Auch Beckenbauers private Werbeverträge irritieren und brüskieren die offiziellen Klubsponsoren. Werben die Bayern für Erdinger, greift der Franz zum Warsteiner, fahren die Spieler auf Opel ab, sitzt der Kaiser bei Mitsubishi am Steuer, und als der Verein mit Viag Interkom telefoniert, fragt Beckenbauer bei E-Plus: "Ja, is denn heut scho Weihnachten."

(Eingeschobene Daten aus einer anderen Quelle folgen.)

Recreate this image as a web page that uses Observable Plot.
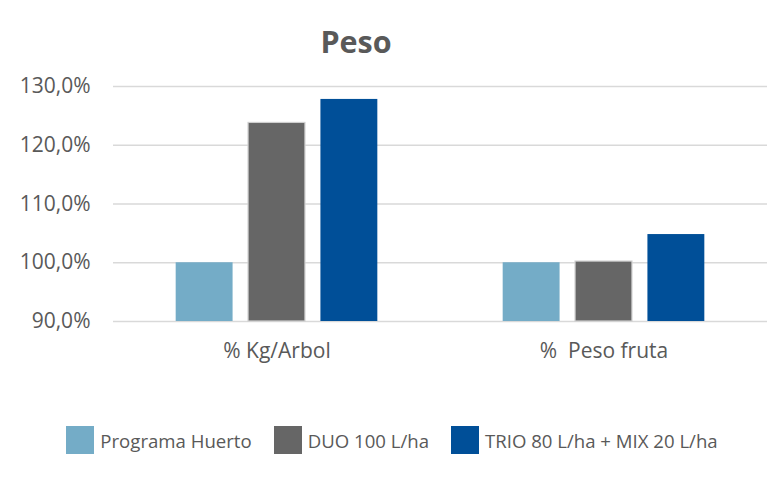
<!DOCTYPE html>
<html><head><meta charset="utf-8">
<script src="https://cdn.jsdelivr.net/npm/d3@7"></script>
<script src="https://cdn.jsdelivr.net/npm/@observablehq/plot@0.6"></script>
<style>
body{margin:0;background:#fff;font-family:"Open Sans",sans-serif;color:#595959;width:780px;height:480px;overflow:hidden;position:relative}
#title{position:absolute;left:356px;top:26px;transform:translateX(-50%);font-size:30.5px;line-height:30px;font-weight:700;white-space:nowrap}
#chart{position:absolute;left:0;top:66px}
#chart svg text{white-space:pre}
#legend{position:absolute;left:0;width:780px;top:426px;display:flex;justify-content:center;align-items:center;font-size:18.6px;padding-left:4px;box-sizing:border-box}
.item{display:flex;align-items:center;margin:0 11px}
.sw{width:28px;height:28px;margin-right:6px}
</style></head>
<body>
<div id="title">Peso</div>
<div id="chart"></div>
<div id="legend"></div>
<script>
const categories = ["% Kg/Arbol", "%  Peso fruta"];
const series = ["Programa Huerto", "DUO 100 L/ha", "TRIO 80 L/ha + MIX 20 L/ha"];
const huerto = [100, 100];
const duo = [123.8, 100.2];
const trio = [127.8, 104.8];
const yTicks = [90, 100, 110, 120, 130];
const colors = ["#74acc7", "#666666", "#004f98"];

const seriesValues = [huerto, duo, trio];
const data = [];
categories.forEach((c, i) => series.forEach((s, j) => data.push({category: c, series: s, value: seriesValues[j][i]})));

const chart = Plot.plot({
  width: 780, height: 315,
  marginLeft: 112, marginRight: 13, marginTop: 20, marginBottom: 60,
  style: {fontFamily: "Open Sans", fontSize: "21px", color: "#595959", background: "white"},
  fx: {domain: categories, padding: 0, label: null, tickSize: 0, tickPadding: 22},
  x: {domain: series, paddingInner: 0.2138, paddingOuter: 0.866, axis: null, round: false},
  y: {domain: [90, 130], ticks: yTicks, tickFormat: d => d.toFixed(1).replace(".", ",") + "%", label: null, tickSize: 0, tickPadding: 23},
  color: {domain: series, range: colors},
  marks: [
    Plot.ruleY(yTicks, {stroke: "#d9d9d9", strokeWidth: 1.5}),
    Plot.barY(data, {fx: "category", x: "series", y1: 90, y2: "value", fill: "series"}),
    Plot.barY(data.filter(d => d.series === series[1]), {fx: "category", x: "series", y1: 90, y2: "value", fill: "none", stroke: "#cfcfcf", strokeWidth: 1.2})
  ]
});
document.getElementById("chart").appendChild(chart);

const legend = document.getElementById("legend");
series.forEach((s, i) => {
  const it = document.createElement("div");
  it.className = "item";
  const sw = document.createElement("div");
  sw.className = "sw";
  sw.style.background = colors[i];
  const t = document.createElement("span");
  t.textContent = s;
  it.appendChild(sw); it.appendChild(t);
  legend.appendChild(it);
});
</script>
</body></html>
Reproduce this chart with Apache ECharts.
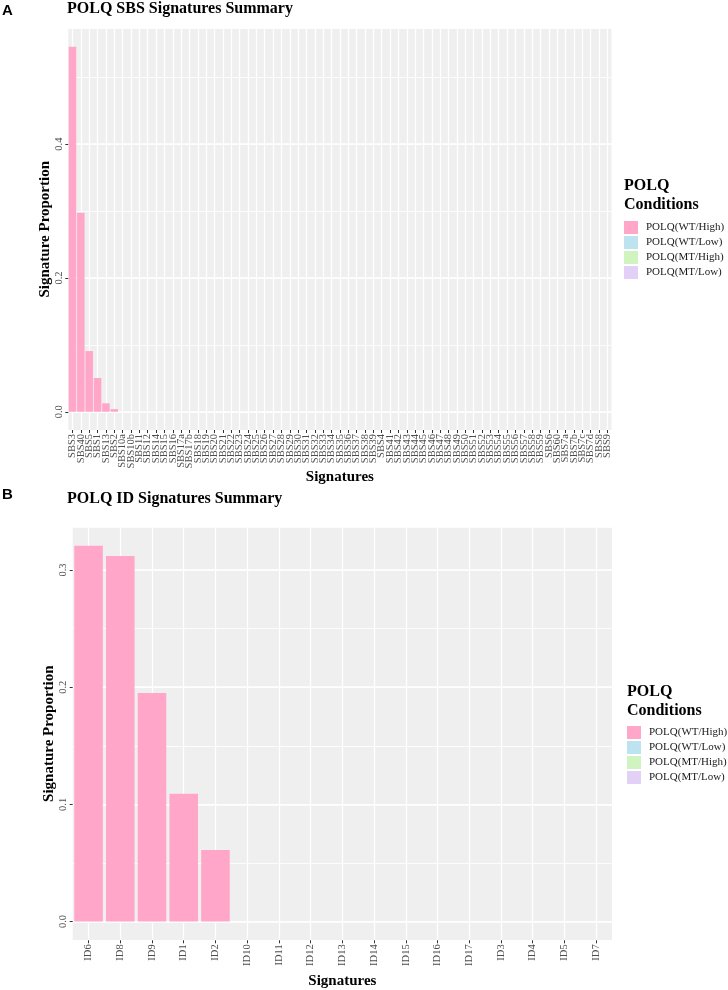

Und dann ist Franz der Präsident der Klötzerlschieber
Gerade mit der Ausgliederung der Profikickerabteilung aus dem Verein und der Gründung der FC Bayern AG 2001 verdrängen die neuen Klubbosse Hoeneß und Rummenigge Beckenbauer schließlich immer mehr aus dem operativen Geschäft.
Bezeichnend jene Episode aus dem Jahr 2002, als Beckenbauer mit seinem Manager Robert Schwan vor dem Abschluss eines Millionendeals mit der Deutschen Post als neuem Hauptsponsor des Klubs steht – bevor Hoeneß und Rummenigge stattdessen die Telekom an Land ziehen. "Sponsoren zu holen, ist doch gar nicht seine Aufgabe, verdammt nochmal", schimpft Hoeneß über den Franz.
Beckenbauer ist jetzt noch Präsident der Unterabteilungen wie Kegeln und Seniorenfußball. Und der Klötzerlschieber, wie er die Schachspieler einmal nennt. Und wenn er sich einmischt wie bei Trainerdebatten oder TV-Verträgen, dann sprechen ihm Rummenigge und Hoeneß immer wieder die Kompetenz ab und erklären meist, dass der Franz "nicht mehr nah genug dran" sei, um die Dinge richtig beurteilen zu können.
Hoeneß und Rummenigge staunen über Beckenbauers Ribéry-Aussage
Den letzten Affront, kurz vor dem Ende von Beckenbauers Präsidentschaft 2009, nehmen sie schon gar nicht mehr ernst, als Beckenbauer zum Neuzugang Franck Ribéry erklärt: "Des is a Franzos. Dem is München doch wurscht" – und Uli und Kalle über die Aussage nur entspannt ihr "Erstaunen" zum Ausdruck bringen.
Und doch bleibt eine unzertrennliche Bindung. Immer wieder besuchen Rummenigge und Hoeneß den bereits schwer kranken Beckenbauer in Salzburg, und wie tief sie der Tod ihres Freundes und Mitstreiters trifft, hat man am Mittwoch gesehen, als sie sich sichtlich bewegt in der Hofkapelle der Residenz ins Kondolenzbuch eintragen und mit den Tränen kämpfen.
Bei allen Differenzen, die sie in all der Zeit austrugen, tief im Inneren ging es ihnen eigentlich nur um das Beste für den FC Bayern. Das hat sie immer verbunden. Das wird sie immer verbinden. In unendlicher Freundschaft.